--- WORK INSTRUCTIONS ---
Set down the data below without change, skipping the pictures it holds.

--- SUPPLIED INFORMATION ---

==============================

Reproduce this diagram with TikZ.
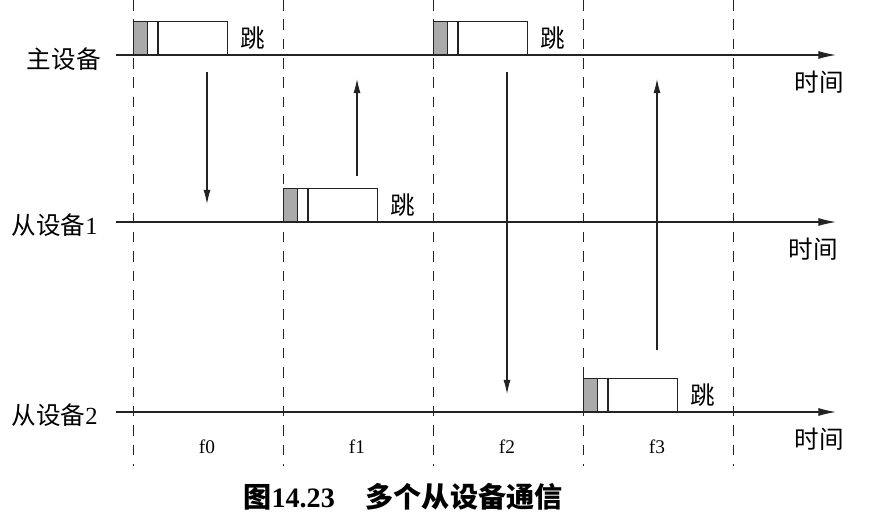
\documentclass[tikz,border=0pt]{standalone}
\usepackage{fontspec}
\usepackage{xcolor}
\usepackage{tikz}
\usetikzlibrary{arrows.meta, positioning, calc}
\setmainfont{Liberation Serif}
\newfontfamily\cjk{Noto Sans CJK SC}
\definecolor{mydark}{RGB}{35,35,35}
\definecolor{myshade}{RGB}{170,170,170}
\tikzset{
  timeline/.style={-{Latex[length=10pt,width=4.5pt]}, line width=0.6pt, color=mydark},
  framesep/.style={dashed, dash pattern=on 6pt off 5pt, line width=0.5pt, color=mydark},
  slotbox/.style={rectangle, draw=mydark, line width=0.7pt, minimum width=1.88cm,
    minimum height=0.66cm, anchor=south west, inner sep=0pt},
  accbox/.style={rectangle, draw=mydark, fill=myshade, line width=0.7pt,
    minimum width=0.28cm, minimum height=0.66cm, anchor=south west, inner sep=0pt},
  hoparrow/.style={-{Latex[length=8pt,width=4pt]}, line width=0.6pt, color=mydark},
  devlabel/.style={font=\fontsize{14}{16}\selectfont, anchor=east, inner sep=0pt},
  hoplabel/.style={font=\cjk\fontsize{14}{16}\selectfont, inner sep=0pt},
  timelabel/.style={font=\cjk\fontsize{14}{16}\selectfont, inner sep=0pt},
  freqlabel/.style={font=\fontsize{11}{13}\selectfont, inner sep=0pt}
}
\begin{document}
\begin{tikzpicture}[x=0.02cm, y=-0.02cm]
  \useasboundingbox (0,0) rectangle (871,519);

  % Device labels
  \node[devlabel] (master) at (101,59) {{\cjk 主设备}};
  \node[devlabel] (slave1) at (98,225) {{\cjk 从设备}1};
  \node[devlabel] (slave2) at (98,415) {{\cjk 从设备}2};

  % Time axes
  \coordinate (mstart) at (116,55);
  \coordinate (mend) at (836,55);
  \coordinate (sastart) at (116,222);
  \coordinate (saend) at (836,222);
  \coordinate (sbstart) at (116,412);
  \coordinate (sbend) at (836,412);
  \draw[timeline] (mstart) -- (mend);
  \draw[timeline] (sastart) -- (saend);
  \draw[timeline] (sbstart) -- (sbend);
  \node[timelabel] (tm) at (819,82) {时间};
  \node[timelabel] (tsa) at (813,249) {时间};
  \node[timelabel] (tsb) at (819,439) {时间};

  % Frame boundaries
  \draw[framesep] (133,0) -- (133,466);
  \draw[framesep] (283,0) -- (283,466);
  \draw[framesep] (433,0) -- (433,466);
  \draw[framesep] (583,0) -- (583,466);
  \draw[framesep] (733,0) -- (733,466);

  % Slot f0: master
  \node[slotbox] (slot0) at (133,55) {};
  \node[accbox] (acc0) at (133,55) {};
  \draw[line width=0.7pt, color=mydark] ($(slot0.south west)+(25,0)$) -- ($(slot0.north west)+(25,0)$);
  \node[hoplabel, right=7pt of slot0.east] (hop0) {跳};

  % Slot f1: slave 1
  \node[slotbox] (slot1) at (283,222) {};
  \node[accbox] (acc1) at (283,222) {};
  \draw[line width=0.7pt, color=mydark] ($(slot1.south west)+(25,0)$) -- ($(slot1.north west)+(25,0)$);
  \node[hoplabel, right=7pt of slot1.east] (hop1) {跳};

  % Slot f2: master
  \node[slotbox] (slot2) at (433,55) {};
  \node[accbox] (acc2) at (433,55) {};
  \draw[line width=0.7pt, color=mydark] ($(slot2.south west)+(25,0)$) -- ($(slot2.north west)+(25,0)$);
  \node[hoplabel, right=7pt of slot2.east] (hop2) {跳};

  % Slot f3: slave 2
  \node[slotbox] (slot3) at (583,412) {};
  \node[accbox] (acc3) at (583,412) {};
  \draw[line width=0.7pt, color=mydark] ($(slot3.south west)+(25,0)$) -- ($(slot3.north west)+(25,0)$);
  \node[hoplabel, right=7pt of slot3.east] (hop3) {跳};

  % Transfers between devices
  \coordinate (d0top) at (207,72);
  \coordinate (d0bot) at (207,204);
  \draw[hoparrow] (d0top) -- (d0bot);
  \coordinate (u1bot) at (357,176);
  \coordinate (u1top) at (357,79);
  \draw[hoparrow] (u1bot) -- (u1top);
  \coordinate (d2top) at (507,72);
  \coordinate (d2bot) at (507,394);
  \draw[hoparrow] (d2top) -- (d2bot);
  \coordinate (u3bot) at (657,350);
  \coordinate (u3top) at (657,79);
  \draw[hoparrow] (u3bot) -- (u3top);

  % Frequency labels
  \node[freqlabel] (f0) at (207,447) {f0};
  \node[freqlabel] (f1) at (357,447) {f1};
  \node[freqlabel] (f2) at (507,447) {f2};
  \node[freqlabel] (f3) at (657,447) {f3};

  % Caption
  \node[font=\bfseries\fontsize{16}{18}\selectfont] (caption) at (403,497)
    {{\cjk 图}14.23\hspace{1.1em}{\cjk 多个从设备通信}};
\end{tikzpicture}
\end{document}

==============================

--- SOLUTION TO THIS TASK ---
Reproduce this diagram with TikZ.
\documentclass[tikz,border=0pt]{standalone}
\usepackage{fontspec}
\usepackage{xcolor}
\usepackage{tikz}
\usetikzlibrary{arrows.meta, positioning, calc}
\setmainfont{Liberation Serif}
\newfontfamily\cjk{Noto Sans CJK SC}
\definecolor{mydark}{RGB}{35,35,35}
\definecolor{myshade}{RGB}{170,170,170}
\tikzset{
  timeline/.style={-{Latex[length=10pt,width=4.5pt]}, line width=0.6pt, color=mydark},
  framesep/.style={dashed, dash pattern=on 6pt off 5pt, line width=0.5pt, color=mydark},
  slotbox/.style={rectangle, draw=mydark, line width=0.7pt, minimum width=1.88cm,
    minimum height=0.66cm, anchor=south west, inner sep=0pt},
  accbox/.style={rectangle, draw=mydark, fill=myshade, line width=0.7pt,
    minimum width=0.28cm, minimum height=0.66cm, anchor=south west, inner sep=0pt},
  hoparrow/.style={-{Latex[length=8pt,width=4pt]}, line width=0.6pt, color=mydark},
  devlabel/.style={font=\fontsize{14}{16}\selectfont, anchor=east, inner sep=0pt},
  hoplabel/.style={font=\cjk\fontsize{14}{16}\selectfont, inner sep=0pt},
  timelabel/.style={font=\cjk\fontsize{14}{16}\selectfont, inner sep=0pt},
  freqlabel/.style={font=\fontsize{11}{13}\selectfont, inner sep=0pt}
}
\begin{document}
\begin{tikzpicture}[x=0.02cm, y=-0.02cm]
  \useasboundingbox (0,0) rectangle (871,519);

  % Device labels
  \node[devlabel] (master) at (101,59) {{\cjk 主设备}};
  \node[devlabel] (slave1) at (98,225) {{\cjk 从设备}1};
  \node[devlabel] (slave2) at (98,415) {{\cjk 从设备}2};

  % Time axes
  \coordinate (mstart) at (116,55);
  \coordinate (mend) at (836,55);
  \coordinate (sastart) at (116,222);
  \coordinate (saend) at (836,222);
  \coordinate (sbstart) at (116,412);
  \coordinate (sbend) at (836,412);
  \draw[timeline] (mstart) -- (mend);
  \draw[timeline] (sastart) -- (saend);
  \draw[timeline] (sbstart) -- (sbend);
  \node[timelabel] (tm) at (819,82) {时间};
  \node[timelabel] (tsa) at (813,249) {时间};
  \node[timelabel] (tsb) at (819,439) {时间};

  % Frame boundaries
  \draw[framesep] (133,0) -- (133,466);
  \draw[framesep] (283,0) -- (283,466);
  \draw[framesep] (433,0) -- (433,466);
  \draw[framesep] (583,0) -- (583,466);
  \draw[framesep] (733,0) -- (733,466);

  % Slot f0: master
  \node[slotbox] (slot0) at (133,55) {};
  \node[accbox] (acc0) at (133,55) {};
  \draw[line width=0.7pt, color=mydark] ($(slot0.south west)+(25,0)$) -- ($(slot0.north west)+(25,0)$);
  \node[hoplabel, right=7pt of slot0.east] (hop0) {跳};

  % Slot f1: slave 1
  \node[slotbox] (slot1) at (283,222) {};
  \node[accbox] (acc1) at (283,222) {};
  \draw[line width=0.7pt, color=mydark] ($(slot1.south west)+(25,0)$) -- ($(slot1.north west)+(25,0)$);
  \node[hoplabel, right=7pt of slot1.east] (hop1) {跳};

  % Slot f2: master
  \node[slotbox] (slot2) at (433,55) {};
  \node[accbox] (acc2) at (433,55) {};
  \draw[line width=0.7pt, color=mydark] ($(slot2.south west)+(25,0)$) -- ($(slot2.north west)+(25,0)$);
  \node[hoplabel, right=7pt of slot2.east] (hop2) {跳};

  % Slot f3: slave 2
  \node[slotbox] (slot3) at (583,412) {};
  \node[accbox] (acc3) at (583,412) {};
  \draw[line width=0.7pt, color=mydark] ($(slot3.south west)+(25,0)$) -- ($(slot3.north west)+(25,0)$);
  \node[hoplabel, right=7pt of slot3.east] (hop3) {跳};

  % Transfers between devices
  \coordinate (d0top) at (207,72);
  \coordinate (d0bot) at (207,204);
  \draw[hoparrow] (d0top) -- (d0bot);
  \coordinate (u1bot) at (357,176);
  \coordinate (u1top) at (357,79);
  \draw[hoparrow] (u1bot) -- (u1top);
  \coordinate (d2top) at (507,72);
  \coordinate (d2bot) at (507,394);
  \draw[hoparrow] (d2top) -- (d2bot);
  \coordinate (u3bot) at (657,350);
  \coordinate (u3top) at (657,79);
  \draw[hoparrow] (u3bot) -- (u3top);

  % Frequency labels
  \node[freqlabel] (f0) at (207,447) {f0};
  \node[freqlabel] (f1) at (357,447) {f1};
  \node[freqlabel] (f2) at (507,447) {f2};
  \node[freqlabel] (f3) at (657,447) {f3};

  % Caption
  \node[font=\bfseries\fontsize{16}{18}\selectfont] (caption) at (403,497)
    {{\cjk 图}14.23\hspace{1.1em}{\cjk 多个从设备通信}};
\end{tikzpicture}
\end{document}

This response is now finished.